Italy struggles with euthanasia

It’s a very public drama unfolding for some months now in Italy over the realities, laws and ethics of ending one’s life. Because the drama centers around a dying poet and his correspondence with the Italian government, taking issue with the law there, it’s gripping that country in the angst of finding answers to end of life struggles.

Many patients on respirators are not conscious and so cannot say whether they want to live or die. But Piergiorgio Welby is still full of words, hard and touching ones, that may be changing the way Italy thinks about euthanasia and other choices for the sick to end their own lives.

“I love life, Mr. President,” Mr. Welby, 60, who has battled muscular dystrophy for 40 years, wrote to Italy’s president, Giorgio Napolitano, in September. “Life is the woman who loves you, the wind through your hair, the sun on your face, an evening stroll with a friend.

“Life is also a woman who leaves you, a rainy day, a friend who deceives you.

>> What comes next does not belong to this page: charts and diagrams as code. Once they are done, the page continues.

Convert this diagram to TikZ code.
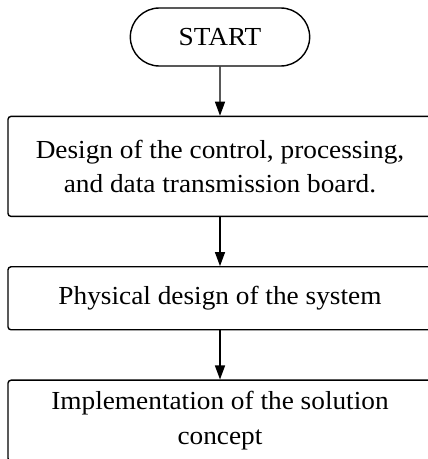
\documentclass[tikz,border=0pt]{standalone}
\usepackage{fontspec}
\setmainfont{Liberation Serif}[FakeStretch=1.05]
\usetikzlibrary{shapes,arrows.meta,positioning}
\tikzset{
    block/.style={rectangle, draw, line width=1.4pt, rounded corners=3pt, minimum width=424pt, align=center, font=\fontsize{26}{34.5}\selectfont},
    terminal/.style={rounded rectangle, draw, line width=1.4pt, minimum width=186pt, minimum height=58pt, font=\fontsize{26}{30}\selectfont},
    line/.style={draw, line width=1.4pt, -{Triangle[length=14pt, width=10pt]}}
}

\begin{document}
\begin{tikzpicture}[x=1pt, y=1pt]
    \useasboundingbox (0,0) rectangle (428,459);
    % Flow steps
    \node [terminal] (start) at (220,422) {START};
    \node [block, minimum height=100pt, below=49pt of start] (board) {Design of the control, processing,\\and data transmission board.};
    \node [block, minimum height=63pt, below=49pt of board] (physical) {Physical design of the system};
    \node [block, minimum height=81pt, below=49pt of physical] (implement) {Implementation of the solution\\concept};

    % Arrows
    \path [line] (start) -- (board);
    \path [line] (board) -- (physical);
    \path [line] (physical) -- (implement);
\end{tikzpicture}
\end{document}
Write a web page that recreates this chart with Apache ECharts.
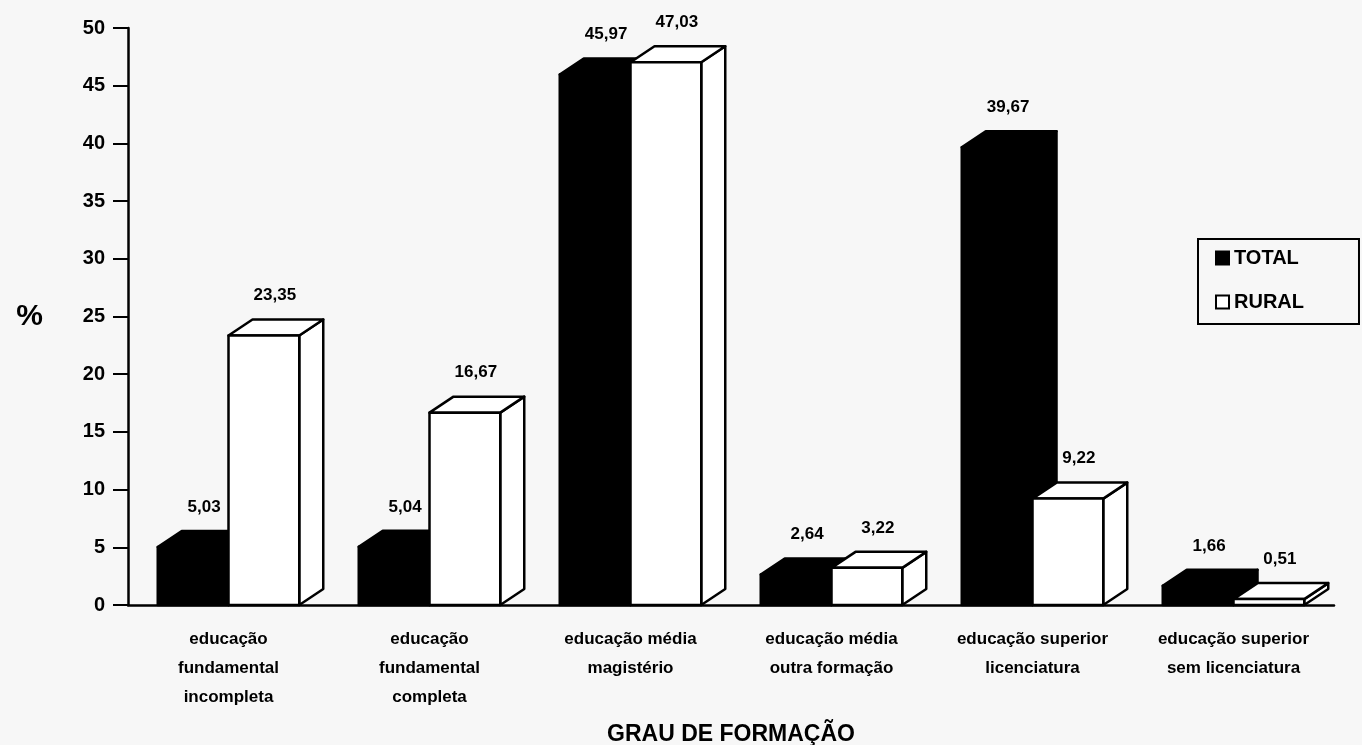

I am neither melancholic nor manic-depressive. I find the idea of dying horrible. But what is left to me is no longer a life.”

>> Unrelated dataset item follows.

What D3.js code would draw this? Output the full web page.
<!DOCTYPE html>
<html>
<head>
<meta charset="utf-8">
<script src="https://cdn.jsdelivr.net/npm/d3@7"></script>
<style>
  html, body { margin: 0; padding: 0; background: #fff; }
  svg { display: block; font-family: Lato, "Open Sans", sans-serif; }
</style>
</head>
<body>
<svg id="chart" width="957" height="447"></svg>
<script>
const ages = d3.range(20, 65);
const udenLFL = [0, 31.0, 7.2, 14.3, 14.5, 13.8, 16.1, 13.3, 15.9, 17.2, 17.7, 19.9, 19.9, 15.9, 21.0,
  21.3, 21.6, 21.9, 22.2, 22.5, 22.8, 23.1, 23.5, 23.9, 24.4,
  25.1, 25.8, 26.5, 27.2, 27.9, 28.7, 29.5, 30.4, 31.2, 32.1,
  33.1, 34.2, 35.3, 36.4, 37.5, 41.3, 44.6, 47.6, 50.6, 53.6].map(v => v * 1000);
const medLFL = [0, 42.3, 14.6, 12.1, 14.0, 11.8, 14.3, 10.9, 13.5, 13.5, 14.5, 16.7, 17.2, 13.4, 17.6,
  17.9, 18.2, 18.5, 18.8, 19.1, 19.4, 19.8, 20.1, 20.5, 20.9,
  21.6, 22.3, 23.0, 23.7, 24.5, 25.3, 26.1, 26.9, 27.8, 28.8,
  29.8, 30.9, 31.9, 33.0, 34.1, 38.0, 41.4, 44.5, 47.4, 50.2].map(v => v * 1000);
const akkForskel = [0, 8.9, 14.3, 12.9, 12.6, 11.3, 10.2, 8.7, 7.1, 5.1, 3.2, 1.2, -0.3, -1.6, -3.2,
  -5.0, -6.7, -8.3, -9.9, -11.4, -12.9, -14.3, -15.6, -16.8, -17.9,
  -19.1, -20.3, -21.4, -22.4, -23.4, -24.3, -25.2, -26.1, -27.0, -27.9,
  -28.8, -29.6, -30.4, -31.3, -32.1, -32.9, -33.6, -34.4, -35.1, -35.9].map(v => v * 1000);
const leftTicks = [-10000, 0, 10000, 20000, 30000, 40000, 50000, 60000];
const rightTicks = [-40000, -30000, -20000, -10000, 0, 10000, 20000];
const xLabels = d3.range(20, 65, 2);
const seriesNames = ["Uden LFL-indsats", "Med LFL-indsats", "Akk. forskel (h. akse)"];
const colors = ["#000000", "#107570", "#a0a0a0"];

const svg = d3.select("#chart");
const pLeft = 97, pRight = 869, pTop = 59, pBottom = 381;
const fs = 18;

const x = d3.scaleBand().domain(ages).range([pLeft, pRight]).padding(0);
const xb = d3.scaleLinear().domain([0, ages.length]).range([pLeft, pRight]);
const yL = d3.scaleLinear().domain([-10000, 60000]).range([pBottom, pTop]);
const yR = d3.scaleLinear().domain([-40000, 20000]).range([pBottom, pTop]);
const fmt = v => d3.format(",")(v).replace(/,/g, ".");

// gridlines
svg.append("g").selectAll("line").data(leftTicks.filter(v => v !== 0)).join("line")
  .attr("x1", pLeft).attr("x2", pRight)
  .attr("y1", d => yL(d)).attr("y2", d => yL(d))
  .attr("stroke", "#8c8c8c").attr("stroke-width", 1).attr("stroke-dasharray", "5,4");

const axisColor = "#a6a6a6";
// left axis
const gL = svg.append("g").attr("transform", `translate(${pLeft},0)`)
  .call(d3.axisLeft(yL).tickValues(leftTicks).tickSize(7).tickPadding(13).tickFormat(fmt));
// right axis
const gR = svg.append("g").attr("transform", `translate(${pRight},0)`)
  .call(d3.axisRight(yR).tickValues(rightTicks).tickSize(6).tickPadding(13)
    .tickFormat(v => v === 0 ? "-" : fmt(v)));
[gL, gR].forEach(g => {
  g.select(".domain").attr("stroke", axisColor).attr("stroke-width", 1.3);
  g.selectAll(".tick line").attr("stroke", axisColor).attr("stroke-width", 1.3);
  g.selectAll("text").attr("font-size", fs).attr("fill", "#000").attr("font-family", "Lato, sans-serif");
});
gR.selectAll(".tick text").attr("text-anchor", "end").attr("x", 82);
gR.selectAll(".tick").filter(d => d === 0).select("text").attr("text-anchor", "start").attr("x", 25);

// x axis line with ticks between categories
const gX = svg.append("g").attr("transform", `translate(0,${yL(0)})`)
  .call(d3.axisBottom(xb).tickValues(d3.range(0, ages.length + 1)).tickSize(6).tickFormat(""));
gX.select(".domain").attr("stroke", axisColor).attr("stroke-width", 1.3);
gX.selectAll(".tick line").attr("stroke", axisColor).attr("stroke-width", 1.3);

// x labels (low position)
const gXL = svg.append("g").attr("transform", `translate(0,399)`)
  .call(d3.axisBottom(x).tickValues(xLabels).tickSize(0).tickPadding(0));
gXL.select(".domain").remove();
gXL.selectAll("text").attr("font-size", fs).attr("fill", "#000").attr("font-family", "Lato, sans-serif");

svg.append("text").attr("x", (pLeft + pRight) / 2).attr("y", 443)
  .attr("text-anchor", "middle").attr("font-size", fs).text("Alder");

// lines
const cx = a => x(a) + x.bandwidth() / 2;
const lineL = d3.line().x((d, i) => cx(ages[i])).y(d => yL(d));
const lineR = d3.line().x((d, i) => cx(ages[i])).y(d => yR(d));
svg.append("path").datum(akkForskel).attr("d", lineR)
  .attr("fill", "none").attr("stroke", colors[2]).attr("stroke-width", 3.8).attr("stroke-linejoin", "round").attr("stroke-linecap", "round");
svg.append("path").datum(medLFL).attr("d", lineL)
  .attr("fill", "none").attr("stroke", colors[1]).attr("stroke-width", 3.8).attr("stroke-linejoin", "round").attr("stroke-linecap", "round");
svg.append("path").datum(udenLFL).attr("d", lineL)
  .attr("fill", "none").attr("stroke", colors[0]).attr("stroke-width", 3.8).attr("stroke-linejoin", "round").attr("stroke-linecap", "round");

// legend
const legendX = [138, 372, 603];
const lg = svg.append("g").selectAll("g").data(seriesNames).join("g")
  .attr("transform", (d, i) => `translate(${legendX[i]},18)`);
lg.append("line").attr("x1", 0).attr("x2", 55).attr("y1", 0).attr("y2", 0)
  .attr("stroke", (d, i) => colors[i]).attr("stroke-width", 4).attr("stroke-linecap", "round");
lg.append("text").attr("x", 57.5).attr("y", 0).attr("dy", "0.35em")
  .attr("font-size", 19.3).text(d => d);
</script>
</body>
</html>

Now Mr. Welby’s long drama appears to be nearing its final act. Last weekend, an Italian court denied legal permission for a doctor to sedate him and remove him from his respirator. Fully lucid but losing his capacity to speak and eat, he is deciding whether to appeal or to perform an act of civil disobedience that will kill him.

He is doing so in a very public way. Until a recent steep decline in his condition, he used a little stick to rapidly peck out blog entries with one hand. His book, “Let Me Die,” was just released. Near daily front-page stories chronicle the political, ethical and, with the Catholic Church a vital force here, religious issues his case presents.

It is gripping the nation, particularly Romans.

“Dear Welby: Wait Before Taking Yourself Off” the respirator, read a front-page headline on Tuesday in La Repubblica, written by a top Italian surgeon, Dr. Ignazio Marino, who is also a senator for the Democrats of the Left. He had visited Mr. Welby the day before.

What has given the case a particular political twist is that Mr. Welby, attached to a respirator for nine years, has long been a spokesman for euthanasia and is a central part of the Radical Party’s effort to have it legalized. In fact, members of the Radical Party have offered to personally remove his respirator if asked — and may do so any day now in a frontal challenge to Italian law.

But the Catholic Church and many of this traditionally minded nation’s politicians on the left and the right not only oppose euthanasia generally but are also not entirely sure what to do about Mr. Welby’s case. He says he is not seeking to commit suicide but to remove himself from medical treatment he does not want.

It’s a dilemma more countries are grappling with, and certainly ours in a very vigorous ongoing battle to legalize euthanasia. Fine-tuning the law, however, is dicey.

To decline forced medical treatment is allowed under Italian law, experts say, but Italy has another law that makes it a crime to assist in a death, even with consent. So a doctor could not detach the respirator without risking prosecution.

The church, too, has conflicting teachings about what to do in this case, and what the Vatican thinks has a deep impact not only on the nation’s political class but also on doctors tied to the scores of Catholic-run hospitals around Italy.

The defense of life is central to the social doctrine of the church, and so it opposes abortion and capital punishment. Only last week Pope Benedict XVI reaffirmed his opposition to euthanasia, saying governments should find ways to let the terminally ill “face death with dignity.”

Last week Benedict issued his message for the 15th World Day of the Sick to be celebrated in South Korea in February. Vatican Information Service released a portion of it:

In his Message, published in English and dated December 8, the Holy Father writes that “despite the advances of science, a cure cannot be found for every illness. … Many millions of people in our world still experience insanitary living conditions and lack access to much-needed medical resources, often of the most basic kind, with the result that the number of human beings considered ‘incurable’ is greatly increased.”

After highlighting the “need to promote policies which create conditions where human beings can bear even incurable illnesses and death in a dignified manner,” Benedict XVI dwells upon the necessity “to stress once again the need for more palliative care centers which provide integral care, offering the sick the human assistance and spiritual accompaniment they need. This is a right belonging to every human being, one which we must all be committed to defend.”